Complete the next number in the given number series: 21, 56, 102, 160, 231, 316, ?

Introduction / Context:
This series increases in a non linear way, which suggests that the differences between terms themselves may follow a pattern. When differences between consecutive terms are not constant, second differences often reveal a simple arithmetic rule. Questions of this type test your understanding of first and second differences in sequences, a common technique in advanced number series problems.

Given Data / Assumptions:

• Series: 21, 56, 102, 160, 231, 316, ?
• Exactly one next term is missing.
• The pattern is expected to be systematic, likely involving changing differences between terms.

Concept / Approach:
First compute the differences between consecutive terms. If those differences do not form a constant sequence, compute the differences of the differences (second differences). A constant or steadily changing second difference sequence usually indicates that the original series is built from a quadratic type pattern. We can then extend the second difference pattern to get the next first difference and hence the missing term.

Step-by-Step Solution:
Step 1: Compute the first differences. 56 - 21 = 35. 102 - 56 = 46. 160 - 102 = 58. 231 - 160 = 71. 316 - 231 = 85. Step 2: Collect these differences: 35, 46, 58, 71, 85. Step 3: Compute the second differences (differences of the first differences). 46 - 35 = 11. 58 - 46 = 12. 71 - 58 = 13. 85 - 71 = 14. Step 4: Second differences follow the simple pattern 11, 12, 13, 14, so the next one should be 15. Step 5: The next first difference will therefore be 85 + 15 = 100. Step 6: Add this new first difference to the last known term: 316 + 100 = 416.

Verification / Alternative check:
Extend the series with the found term: 21, 56, 102, 160, 231, 316, 416. Recompute the first differences: 35, 46, 58, 71, 85, 100. Second differences then become 11, 12, 13, 14, 15, which is a perfectly regular sequence increasing by 1 each time. This confirms that the structure of the series is maintained and validates 416 as the correct missing number.

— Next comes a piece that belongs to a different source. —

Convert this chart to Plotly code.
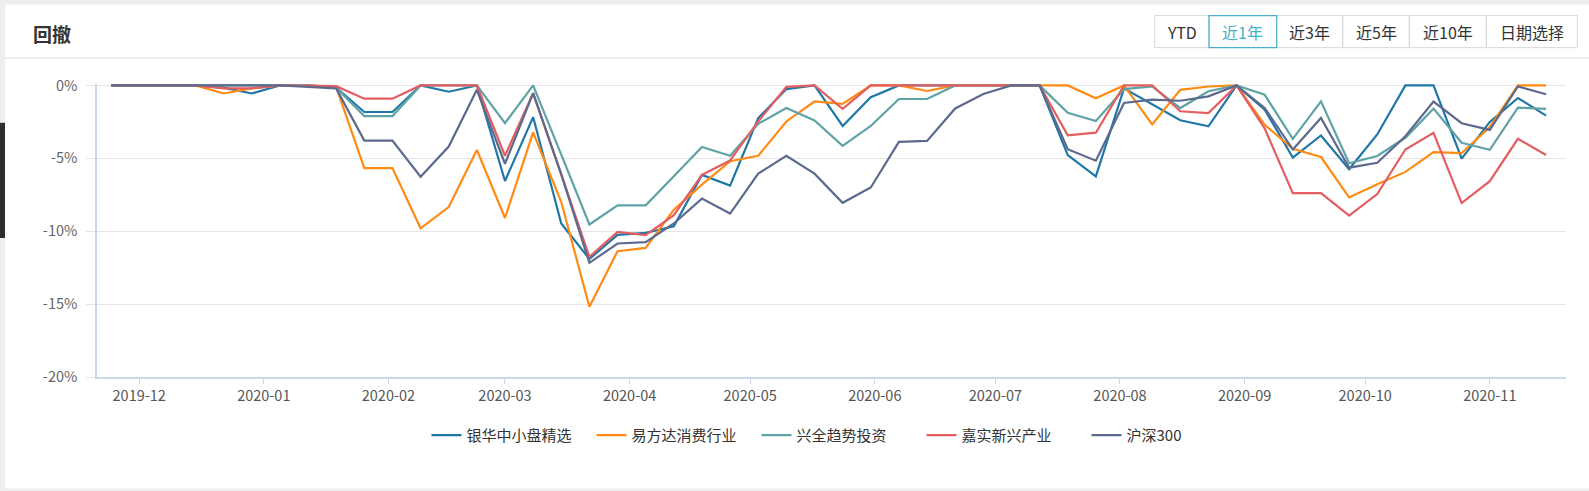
import plotly.graph_objects as go

W, H = 1589, 491
# plot area in pixels (left, right, top, bottom)
L, R, T, B = 97, 1566, 84.3, 376.7


def px(x):
    return (x - L) / (R - L)


def py(y):
    return (B - y) / (B - T)


dates = [
    "2019-11-24", "2019-12-01", "2019-12-08", "2019-12-15", "2019-12-22", "2019-12-29",
    "2020-01-05", "2020-01-12", "2020-01-19", "2020-01-26", "2020-02-02", "2020-02-09",
    "2020-02-16", "2020-02-23", "2020-03-01", "2020-03-08", "2020-03-15", "2020-03-22",
    "2020-03-29", "2020-04-05", "2020-04-12", "2020-04-19", "2020-04-26", "2020-05-03",
    "2020-05-10", "2020-05-17", "2020-05-24", "2020-05-31", "2020-06-07", "2020-06-14",
    "2020-06-21", "2020-06-28", "2020-07-05", "2020-07-12", "2020-07-19", "2020-07-26",
    "2020-08-02", "2020-08-09", "2020-08-16", "2020-08-23", "2020-08-30", "2020-09-06",
    "2020-09-13", "2020-09-20", "2020-09-27", "2020-10-04", "2020-10-11", "2020-10-18",
    "2020-10-25", "2020-11-01", "2020-11-08", "2020-11-15",
]

yinhua = [
    0, 0, 0, 0, -0.15, -0.55, 0, 0, -0.15, -1.82, -1.82, 0, -0.43,
    0, -6.55, -2.17, -9.47, -11.9, -10.25, -10.11, -9.66, -6.14, -6.87, -2.24,
    -0.25, 0, -2.78, -0.81, 0, 0, 0, 0, 0, 0, -4.78, -6.24,
    -0.2, -1.29, -2.39, -2.8, 0, -1.66, -4.95, -3.43, -5.75, -3.36, 0, 0,
    -5.02, -2.5, -0.86, -2.07,
]
efunds = [
    0, 0, 0, 0, -0.55, -0.2, 0, 0, -0.1, -5.67, -5.67, -9.8, -8.34,
    -4.42, -9.09, -3.22, -8.0, -15.18, -11.37, -11.14, -8.52, -6.8, -5.2, -4.82,
    -2.47, -1.1, -1.27, 0, 0, -0.38, 0, 0, 0, 0, 0, -0.88,
    0, -2.67, -0.3, -0.07, 0, -2.7, -4.34, -4.91, -7.68, -6.77, -5.93, -4.57,
    -4.64, -2.85, 0, 0,
]
xingquan = [
    0, 0, 0, 0, 0, 0, 0, 0, -0.15, -2.1, -2.1, 0, 0,
    0, -2.58, 0, -4.75, -9.54, -8.22, -8.22, -6.23, -4.22, -4.82, -2.63,
    -1.55, -2.4, -4.14, -2.78, -0.93, -0.93, 0, 0, 0, 0, -1.88, -2.44,
    -0.25, -0.07, -1.55, -0.4, 0, -0.64, -3.66, -1.09, -5.34, -4.84, -3.59, -1.59,
    -3.93, -4.41, -1.52, -1.61,
]
jiashi = [
    0, 0, 0, 0, -0.2, -0.2, 0, 0, -0.05, -0.91, -0.91, 0, 0,
    0, -4.82, -0.53, -6.1, -11.76, -10.05, -10.27, -8.9, -6.14, -5.14, -2.47,
    -0.1, 0, -1.6, 0, 0, 0, 0, 0, 0, 0, -3.42, -3.24,
    0, 0, -1.77, -1.89, 0, -2.95, -7.39, -7.39, -8.93, -7.45, -4.39, -3.25,
    -8.07, -6.57, -3.66, -4.77,
]
hs300 = [
    0, 0, 0, 0, 0, 0, 0, -0.1, -0.2, -3.78, -3.78, -6.26, -4.19,
    -0.3, -5.37, -0.53, -6.1, -12.17, -10.84, -10.75, -9.47, -7.76, -8.79, -6.05,
    -4.82, -6.05, -8.05, -7.0, -3.87, -3.8, -1.58, -0.59, 0, 0, -4.37, -5.16,
    -1.2, -0.97, -1.05, -0.75, 0, -1.55, -4.39, -2.23, -5.64, -5.3, -3.48, -1.11,
    -2.59, -3.05, -0.07, -0.6,
]

names = ["银华中小盘精选", "易方达消费行业", "兴全趋势投资", "嘉实新兴产业", "沪深300"]
colors = ["#1f77a8", "#ff8a14", "#5fa3a6", "#e35d61", "#5c6a8e"]
values = [yinhua, efunds, xingquan, jiashi, hs300]

y_ticks = [0, -5, -10, -15, -20]
y_labels = ["0%", "-5%", "-10%", "-15%", "-20%"]

buttons = ["YTD", "近1年", "近3年", "近5年", "近10年", "日期选择"]
button_edges = [1154.7, 1209, 1276.7, 1342.7, 1409.3, 1486.3, 1577.3]
active = "近1年"

font_family = "Noto Sans CJK SC, Noto Sans, sans-serif"

fig = go.Figure()
for name, vals, color in zip(names, values, colors):
    fig.add_trace(go.Scatter(
        x=dates, y=vals, mode="lines", name=name,
        line=dict(color=color, width=2.2),
    ))

shapes = []
annotations = []

# page background strips and left tab
gray = "#eeeeee"
for x0, y0, x1, y1, c in [(0, 0, W, 5, gray), (0, 0, 5, H, gray),
                          (0, 488, W, H, gray), (0, 123, 5, 238, "#2e2e2e")]:
    shapes.append(dict(type="rect", xref="paper", yref="paper",
                       x0=px(x0), x1=px(x1), y0=py(y0), y1=py(y1),
                       fillcolor=c, line=dict(width=0), layer="below"))

# header separator
shapes.append(dict(type="line", xref="paper", yref="paper",
                   x0=px(5), x1=px(W), y0=py(58), y1=py(58),
                   line=dict(color="#e6e6e6", width=1.5)))

annotations.append(dict(text="<b>回撤</b>", xref="paper", yref="paper",
                        x=px(31), y=py(34), xanchor="left", yanchor="middle",
                        showarrow=False, font=dict(size=19, color="#333333")))

# range buttons
for i, lab in enumerate(buttons):
    x0, x1 = button_edges[i], button_edges[i + 1]
    on = lab == active
    if not on:
        shapes.append(dict(type="rect", xref="paper", yref="paper",
                           x0=px(x0), x1=px(x1), y0=py(16), y1=py(48),
                           line=dict(color="#d9d9d9", width=1)))
    annotations.append(dict(text=lab, xref="paper", yref="paper",
                            x=px((x0 + x1) / 2), y=py(32.5),
                            xanchor="center", yanchor="middle", showarrow=False,
                            font=dict(size=16, color="#4aaec8" if on else "#333333")))
i = buttons.index(active)
shapes.append(dict(type="rect", xref="paper", yref="paper",
                   x0=px(button_edges[i]), x1=px(button_edges[i + 1]),
                   y0=py(16), y1=py(48), line=dict(color="#4aaec8", width=1.2)))

fig.update_layout(
    width=W, height=H,
    margin=dict(l=L, r=W - R, t=T, b=H - B, pad=0),
    paper_bgcolor="white", plot_bgcolor="white",
    font=dict(family=font_family, color="#333333"),
    showlegend=True,
    legend=dict(orientation="h", x=px(839), xanchor="center",
                y=py(435), yanchor="middle", font=dict(size=15, color="#333333"),
                itemwidth=30, entrywidth=120, entrywidthmode="pixels",
                bgcolor="rgba(0,0,0,0)"),
    xaxis=dict(
        type="date", range=["2019-11-20 12:00", "2020-11-19 23:00"],
        tick0="2019-12-01", dtick="M1", tickformat="%Y-%m",
        ticks="outside", ticklen=5, tickcolor="#ccd6eb",
        showline=True, linecolor="#ccd6eb", linewidth=1.5,
        showgrid=False, zeroline=False,
        tickfont=dict(size=14.5, color="#555555"),
    ),
    yaxis=dict(
        range=[-20, 0.1], tickvals=y_ticks, ticktext=y_labels,
        showgrid=True, gridcolor="#e6e6e6", gridwidth=1,
        showline=True, linecolor="#ccd6eb", linewidth=1.5,
        ticks="outside", ticklen=9, tickcolor="#e6e6e6",
        zeroline=False, ticklabelstandoff=6,
        tickfont=dict(size=14.5, color="#666666"),
    ),
    shapes=shapes,
    annotations=annotations,
    hovermode="x unified",
)

fig.write_html("out.html", config={"displayModeBar": False},
               post_script="document.body.style.margin='0';")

Why Other Options Are Wrong:
If we try 415, 414, or 413 as the final term, the last first difference and the corresponding second difference no longer follow the neat pattern. For example, if we used 415, the last difference would be 415 - 316 = 99, giving a second difference of 99 - 85 = 14, which repeats rather than increasing to 15. Since the question clearly follows an increasing second difference sequence, these alternative values cannot be correct.

Common Pitfalls:
Many students stop after examining only first differences and conclude that the series is irregular. In such cases, it is crucial to remember the concept of second differences, which often reveals a much simpler hidden pattern. Another mistake is to guess a number based on rough growth estimation instead of verifying it through systematic calculations.

Final Answer:
The next number that correctly completes the series is 416.